BART employees strike in front of West Oakland Bart Station Monday, Oct. 21, 2013 in Oakland, Calif. Bart management and unions agreed to new terms Monday afternoon. Photo by Amanda Peterson / Xpress

The BART strike is over and the 30,000 students, faculty and staff at SF State, along with the rest of the Bay Area, can finally rest easy knowing trains will keep running.

The announcement Monday of a tentative agreement between BART unions and management brought an end to months of arguments between the two sides and a four-day transit strike.

“I almost cried of happiness when I found out the strike was over,” said 25-year-old biology major Michelle Ramirez, who said her commute to school took almost four hours Monday. “I depend on BART to get me to school.”

The deal must still be ratified by union members and the BART board of directors, but is expected to be approved.

Trains began running early Tuesday morning with 30 to 45 minute delays, and by the afternoon were back on track to the relief of the system’s 400,000 daily riders.

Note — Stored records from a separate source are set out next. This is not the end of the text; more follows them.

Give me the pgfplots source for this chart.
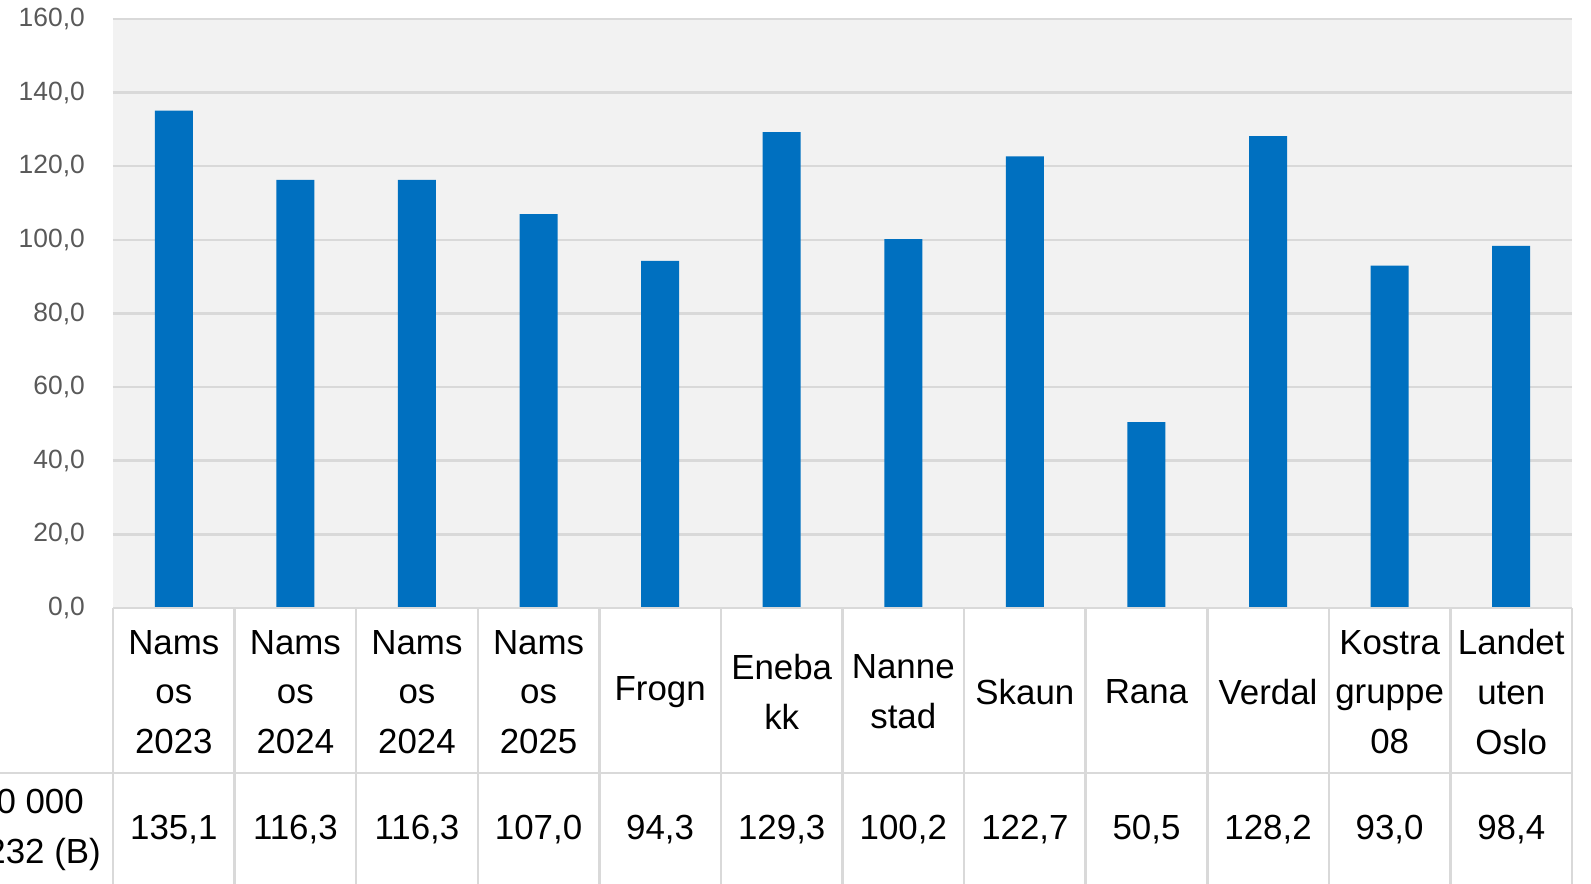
\documentclass[border=0pt]{standalone}
\usepackage{fontspec}
\setmainfont{Liberation Sans}
\usepackage{pgfplots}
\pgfplotsset{compat=1.18}
\definecolor{barblue}{HTML}{0070C0}
\definecolor{gridgray}{HTML}{D9D9D9}
\definecolor{plotbg}{HTML}{F2F2F2}
\definecolor{ticktext}{HTML}{595959}
\begin{document}
\begin{tikzpicture}[x=1bp,y=1bp]
\useasboundingbox (-113,-275) rectangle (1478,608);
\begin{axis}[
  at={(0,0)}, anchor=south west,
  scale only axis, width=1459bp, height=589bp,
  xmin=-0.5, xmax=11.5, ymin=0, ymax=160,
  clip=false,
  axis background/.style={fill=plotbg},
  axis line style={draw=none},
  major tick length=0pt,
  ytick={0,20,...,160},
  ymajorgrids,
  grid style={gridgray, line width=2.5bp},
  xtick={0,...,11},
  xticklabels={{Nams\\os\\2023},{Nams\\os\\2024},{Nams\\os\\2024},{Nams\\os\\2025},{Frogn},{Eneba\\kk},{Nanne\\stad},{Skaun},{Rana},{Verdal},{Kostra\\gruppe\\08},{Landet\\uten\\Oslo}},
  xticklabel style={font=\fontsize{35}{50}\selectfont, align=center, anchor=center, inner sep=0pt, yshift=-84bp, text=black},
  yticklabel style={font=\fontsize{26.5}{30}\selectfont, text=ticktext, inner sep=0pt, anchor=east, xshift=-28bp},
  nodes near coords style={font=\fontsize{35}{42}\selectfont, anchor=center, inner sep=0pt, text=black},
  /pgf/number format/use comma,
  /pgf/number format/fixed,
  /pgf/number format/fixed zerofill,
  /pgf/number format/precision=1,
  /pgf/number format/1000 sep={},
  /pgf/number format/assume math mode=true,
]
\addplot[ybar, bar width=38bp, fill=barblue, draw=none] coordinates {
  (0,135.1) (1,116.3) (2,116.3) (3,107.0) (4,94.3) (5,129.3)
  (6,100.2) (7,122.7) (8,50.5) (9,128.2) (10,93.0) (11,98.4)
};
\addplot[draw=none, mark=none, nodes near coords, point meta=explicit] coordinates {
  (0,-60.3) [135.1] (1,-60.3) [116.3] (2,-60.3) [116.3] (3,-60.3) [107.0]
  (4,-60.3) [94.3] (5,-60.3) [129.3] (6,-60.3) [100.2] (7,-60.3) [122.7]
  (8,-60.3) [50.5] (9,-60.3) [128.2] (10,-60.3) [93.0] (11,-60.3) [98.4]
};
\end{axis}
\foreach \k in {0,...,12} \draw[gridgray, line width=2.5bp] ({\k*121.5833},0) -- ({\k*121.5833},-285);
\draw[gridgray, line width=2.5bp] (0,0) -- (1459,0);
\draw[gridgray, line width=2.5bp] (-120,-165) -- (1459,-165);
\node[anchor=base east, inner sep=0pt, font=\fontsize{35}{50}\selectfont] at (-29,-205) {0 000};
\node[anchor=base east, inner sep=0pt, font=\fontsize{35}{50}\selectfont] at (-12,-255) {232 (B)};
\end{tikzpicture}
\end{document}
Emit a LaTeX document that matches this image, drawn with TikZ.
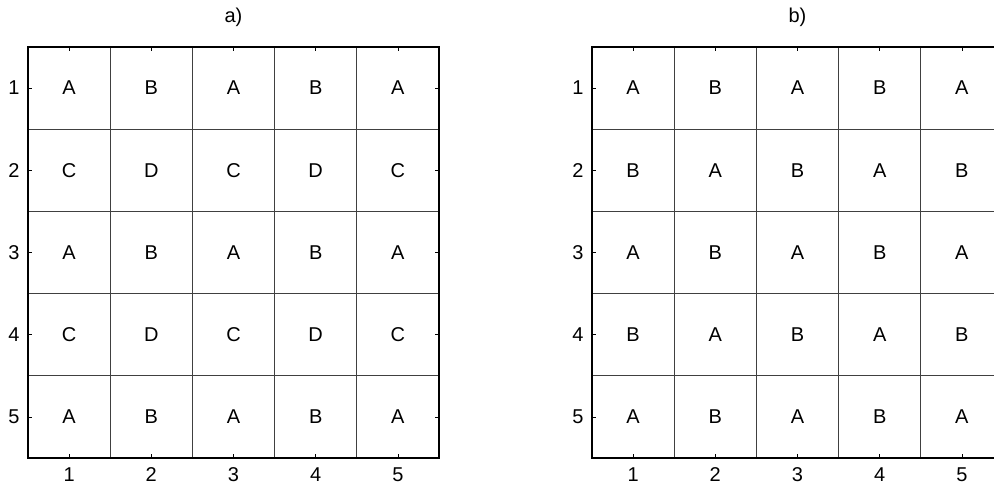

Ramirez wasn’t the only one worried about her commute. The Bay Area took to the Internet to voice displeasure, filling twitter with hashtags like #ihateBART and #BARTsucks.

Along with an outpour of frustration, the strike also generated wide-spread debate on the impact of unions and living wages in the Bay.

Determined not to be left in the lurch, SF State President Leslie E. Wong said he instructed his staff to prepare for the crisis months ago during the four-day strike in July.

The University set up a website and sent mass emails that advertised contingency services like sleeping space in a community room for those with early morning classes and shuttle service from the East Bay. Overflow parking and a ridesharing platforms were also offered.

“The broad range of options identified in the Transportation Disruption Plan is testament to the University’s sound and thorough resilience planning in the event of a crisis,” said Corinne da Cunha, associate director of business continuity. “All elements of the contingency plan were fully implemented, remaining flexible and agile as circumstances surrounding the BART strike evolved.”

The drawn out labor conflict began in July with a four-and-a-half-day strike after unions and management were unable to agree on a new contract.

Unions returned to work in good faith and were told to keep the trains running as Gov. Jerry Brown imposed a waiting period and a judge approved a cooling off period.

When the cooling off period ended Oct. 11 the Bay Area was forced to endure the threat of another strike almost nightly. Unions finally walked off the job in frustration last Thursday at midnight.

Four days later, after the death of two workers, BART and its unions have finally come to an agreement.

“This is a good package for our union members while still allowing the District to make the necessary investments in our infrastructure,” said BART General Manager Grace Crunican in a statement. “That investment is critical to the future of the Bay Area.”

Despite the agreement union leaders have said they remain committed to improving safety rules for the safety of BART workers and the riding public, especially in light of the death of the two transit workers.

“Let us be clear that our commitment to improving the safety at BART doesn’t end with these negotiations,” said Des Patten, president of SEIU 1021’s BART Professional Chapter in a statement.